Stated task:
Gather, from the listing beneath this task, every line holding the string "React".
========
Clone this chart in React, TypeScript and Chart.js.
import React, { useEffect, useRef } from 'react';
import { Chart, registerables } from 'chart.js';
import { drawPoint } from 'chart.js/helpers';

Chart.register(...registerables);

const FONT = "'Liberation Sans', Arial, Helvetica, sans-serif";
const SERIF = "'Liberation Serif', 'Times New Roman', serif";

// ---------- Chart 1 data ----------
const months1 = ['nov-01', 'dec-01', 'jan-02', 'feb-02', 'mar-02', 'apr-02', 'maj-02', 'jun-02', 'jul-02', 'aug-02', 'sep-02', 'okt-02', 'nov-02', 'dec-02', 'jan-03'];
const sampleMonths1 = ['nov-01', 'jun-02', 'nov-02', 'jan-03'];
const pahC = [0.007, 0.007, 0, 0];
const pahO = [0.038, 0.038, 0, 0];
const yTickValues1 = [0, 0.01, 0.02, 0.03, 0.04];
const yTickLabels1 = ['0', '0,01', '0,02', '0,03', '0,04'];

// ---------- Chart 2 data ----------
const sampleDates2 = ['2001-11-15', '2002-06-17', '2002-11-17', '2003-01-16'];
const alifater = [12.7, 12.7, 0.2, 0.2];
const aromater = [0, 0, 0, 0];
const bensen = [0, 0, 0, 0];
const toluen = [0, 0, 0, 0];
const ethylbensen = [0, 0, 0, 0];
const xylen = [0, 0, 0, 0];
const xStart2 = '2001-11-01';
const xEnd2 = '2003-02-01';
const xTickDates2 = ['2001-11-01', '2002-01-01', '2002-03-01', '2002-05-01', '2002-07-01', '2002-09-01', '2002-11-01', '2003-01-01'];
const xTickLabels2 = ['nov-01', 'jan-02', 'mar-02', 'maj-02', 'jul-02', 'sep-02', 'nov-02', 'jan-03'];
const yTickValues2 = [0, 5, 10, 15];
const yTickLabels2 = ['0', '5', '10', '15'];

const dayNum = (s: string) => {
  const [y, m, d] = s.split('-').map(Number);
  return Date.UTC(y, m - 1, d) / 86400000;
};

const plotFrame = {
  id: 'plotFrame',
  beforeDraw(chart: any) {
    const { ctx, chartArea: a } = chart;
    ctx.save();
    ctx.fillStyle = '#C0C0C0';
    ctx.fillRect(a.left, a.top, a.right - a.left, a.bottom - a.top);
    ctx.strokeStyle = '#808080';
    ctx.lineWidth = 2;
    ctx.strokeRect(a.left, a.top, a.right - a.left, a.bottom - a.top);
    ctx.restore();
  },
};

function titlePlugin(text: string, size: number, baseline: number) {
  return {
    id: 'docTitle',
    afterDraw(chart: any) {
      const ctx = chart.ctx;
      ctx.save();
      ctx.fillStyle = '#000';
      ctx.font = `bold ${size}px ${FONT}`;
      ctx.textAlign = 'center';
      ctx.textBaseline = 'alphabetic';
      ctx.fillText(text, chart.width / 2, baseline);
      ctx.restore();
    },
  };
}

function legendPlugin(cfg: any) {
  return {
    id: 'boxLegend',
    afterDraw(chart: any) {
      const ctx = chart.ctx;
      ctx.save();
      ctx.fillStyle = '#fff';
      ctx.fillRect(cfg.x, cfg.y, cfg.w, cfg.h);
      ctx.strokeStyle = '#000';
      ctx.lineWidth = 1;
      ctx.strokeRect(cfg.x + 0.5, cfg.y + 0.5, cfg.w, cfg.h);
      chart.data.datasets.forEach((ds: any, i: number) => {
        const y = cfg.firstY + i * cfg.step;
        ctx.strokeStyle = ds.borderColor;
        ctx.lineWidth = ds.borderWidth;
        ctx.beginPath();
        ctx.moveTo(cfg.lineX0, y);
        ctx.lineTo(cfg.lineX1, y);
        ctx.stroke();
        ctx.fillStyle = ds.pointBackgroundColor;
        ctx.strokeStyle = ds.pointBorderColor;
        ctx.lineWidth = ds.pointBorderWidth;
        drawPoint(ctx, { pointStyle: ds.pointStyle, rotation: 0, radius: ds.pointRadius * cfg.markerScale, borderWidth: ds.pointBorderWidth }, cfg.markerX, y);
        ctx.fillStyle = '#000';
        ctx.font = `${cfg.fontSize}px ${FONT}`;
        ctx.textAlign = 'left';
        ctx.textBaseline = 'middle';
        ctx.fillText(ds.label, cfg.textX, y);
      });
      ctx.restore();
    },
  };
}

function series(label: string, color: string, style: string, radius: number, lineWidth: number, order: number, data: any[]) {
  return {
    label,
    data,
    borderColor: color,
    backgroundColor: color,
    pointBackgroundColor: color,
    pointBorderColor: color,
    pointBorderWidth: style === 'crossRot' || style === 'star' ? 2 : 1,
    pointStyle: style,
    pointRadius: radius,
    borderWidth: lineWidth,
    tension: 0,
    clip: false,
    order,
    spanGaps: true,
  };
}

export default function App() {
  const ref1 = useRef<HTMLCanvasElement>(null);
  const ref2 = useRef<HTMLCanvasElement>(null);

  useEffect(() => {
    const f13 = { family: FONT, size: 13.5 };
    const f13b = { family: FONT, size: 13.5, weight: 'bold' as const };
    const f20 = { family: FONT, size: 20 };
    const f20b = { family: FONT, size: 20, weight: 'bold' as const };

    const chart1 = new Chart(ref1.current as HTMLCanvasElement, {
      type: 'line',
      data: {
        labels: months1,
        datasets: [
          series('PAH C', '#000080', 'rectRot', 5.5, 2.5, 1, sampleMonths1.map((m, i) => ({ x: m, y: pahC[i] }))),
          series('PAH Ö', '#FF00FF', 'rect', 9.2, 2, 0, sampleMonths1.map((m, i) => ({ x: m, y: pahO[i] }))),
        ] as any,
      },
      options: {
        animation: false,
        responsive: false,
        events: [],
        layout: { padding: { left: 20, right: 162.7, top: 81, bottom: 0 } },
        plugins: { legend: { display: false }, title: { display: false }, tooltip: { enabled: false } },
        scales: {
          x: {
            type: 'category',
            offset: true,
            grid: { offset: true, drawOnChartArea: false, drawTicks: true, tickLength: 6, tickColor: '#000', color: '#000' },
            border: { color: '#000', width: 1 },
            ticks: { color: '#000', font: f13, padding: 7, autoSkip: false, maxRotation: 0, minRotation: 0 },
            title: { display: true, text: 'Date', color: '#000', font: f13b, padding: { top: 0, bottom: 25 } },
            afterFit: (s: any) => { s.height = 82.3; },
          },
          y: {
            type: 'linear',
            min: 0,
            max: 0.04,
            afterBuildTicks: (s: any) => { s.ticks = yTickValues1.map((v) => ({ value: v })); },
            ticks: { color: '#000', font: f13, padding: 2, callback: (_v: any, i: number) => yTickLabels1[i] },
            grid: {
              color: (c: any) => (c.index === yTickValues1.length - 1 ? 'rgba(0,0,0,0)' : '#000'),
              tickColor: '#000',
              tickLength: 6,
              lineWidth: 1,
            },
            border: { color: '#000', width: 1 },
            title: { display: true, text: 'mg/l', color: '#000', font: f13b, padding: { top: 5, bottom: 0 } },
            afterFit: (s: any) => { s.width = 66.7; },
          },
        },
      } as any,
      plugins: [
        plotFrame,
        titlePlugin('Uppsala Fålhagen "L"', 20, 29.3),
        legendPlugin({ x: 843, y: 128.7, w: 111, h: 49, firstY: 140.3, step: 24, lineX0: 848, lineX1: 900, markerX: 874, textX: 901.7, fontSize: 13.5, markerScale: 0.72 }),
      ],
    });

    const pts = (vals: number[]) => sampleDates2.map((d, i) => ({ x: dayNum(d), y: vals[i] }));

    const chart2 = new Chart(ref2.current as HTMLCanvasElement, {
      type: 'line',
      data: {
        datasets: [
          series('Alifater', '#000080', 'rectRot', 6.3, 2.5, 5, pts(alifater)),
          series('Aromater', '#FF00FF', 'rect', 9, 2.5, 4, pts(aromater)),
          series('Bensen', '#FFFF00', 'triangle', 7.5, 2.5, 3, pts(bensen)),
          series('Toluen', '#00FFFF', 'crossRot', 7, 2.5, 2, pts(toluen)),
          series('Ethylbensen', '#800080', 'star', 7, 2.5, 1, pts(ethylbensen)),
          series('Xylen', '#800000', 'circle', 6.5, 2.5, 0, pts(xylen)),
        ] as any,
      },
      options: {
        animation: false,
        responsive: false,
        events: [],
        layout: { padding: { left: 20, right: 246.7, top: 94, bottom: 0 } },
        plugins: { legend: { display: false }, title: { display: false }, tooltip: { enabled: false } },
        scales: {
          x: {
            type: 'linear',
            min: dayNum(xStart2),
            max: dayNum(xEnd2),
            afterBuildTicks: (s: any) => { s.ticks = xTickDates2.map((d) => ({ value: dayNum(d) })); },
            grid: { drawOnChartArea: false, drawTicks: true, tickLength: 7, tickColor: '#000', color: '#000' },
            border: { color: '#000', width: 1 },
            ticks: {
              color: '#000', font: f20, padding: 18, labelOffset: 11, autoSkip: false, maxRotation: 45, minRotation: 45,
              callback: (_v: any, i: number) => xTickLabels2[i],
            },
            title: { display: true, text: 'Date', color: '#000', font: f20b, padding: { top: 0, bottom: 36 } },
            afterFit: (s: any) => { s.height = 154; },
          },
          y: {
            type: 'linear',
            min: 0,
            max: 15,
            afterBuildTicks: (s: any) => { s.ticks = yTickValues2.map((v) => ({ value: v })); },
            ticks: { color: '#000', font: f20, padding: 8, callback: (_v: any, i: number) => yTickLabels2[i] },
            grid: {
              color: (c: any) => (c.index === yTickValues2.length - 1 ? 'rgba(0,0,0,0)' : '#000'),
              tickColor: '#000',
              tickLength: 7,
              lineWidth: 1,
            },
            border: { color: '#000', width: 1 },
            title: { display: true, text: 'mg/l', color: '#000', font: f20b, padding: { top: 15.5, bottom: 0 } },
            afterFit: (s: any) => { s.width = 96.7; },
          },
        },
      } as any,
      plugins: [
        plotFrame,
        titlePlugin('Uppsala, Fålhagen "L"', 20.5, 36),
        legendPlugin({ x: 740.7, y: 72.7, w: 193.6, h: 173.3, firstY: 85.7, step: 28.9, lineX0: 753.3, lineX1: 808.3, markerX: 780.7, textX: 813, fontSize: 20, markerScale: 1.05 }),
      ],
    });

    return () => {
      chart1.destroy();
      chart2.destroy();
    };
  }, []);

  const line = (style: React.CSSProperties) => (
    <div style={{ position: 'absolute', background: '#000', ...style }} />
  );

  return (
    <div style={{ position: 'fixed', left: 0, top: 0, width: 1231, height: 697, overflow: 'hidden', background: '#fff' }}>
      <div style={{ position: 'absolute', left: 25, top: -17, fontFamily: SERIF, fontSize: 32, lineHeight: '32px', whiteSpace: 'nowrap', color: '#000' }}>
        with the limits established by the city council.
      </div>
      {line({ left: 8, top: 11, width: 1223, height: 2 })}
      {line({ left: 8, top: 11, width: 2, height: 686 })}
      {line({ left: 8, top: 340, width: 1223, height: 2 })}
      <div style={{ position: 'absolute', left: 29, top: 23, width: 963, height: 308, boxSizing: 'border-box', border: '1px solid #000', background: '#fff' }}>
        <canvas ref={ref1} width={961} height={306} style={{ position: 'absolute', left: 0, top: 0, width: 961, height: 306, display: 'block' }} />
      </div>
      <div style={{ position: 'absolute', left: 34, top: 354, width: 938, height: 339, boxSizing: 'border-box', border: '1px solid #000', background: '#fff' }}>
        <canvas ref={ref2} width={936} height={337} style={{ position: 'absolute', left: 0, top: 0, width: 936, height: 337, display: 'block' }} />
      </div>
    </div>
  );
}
========
Solution for this problem:
Clone this chart in React, TypeScript and Chart.js.
import React, { useEffect, useRef } from 'react';
  const line = (style: React.CSSProperties) => (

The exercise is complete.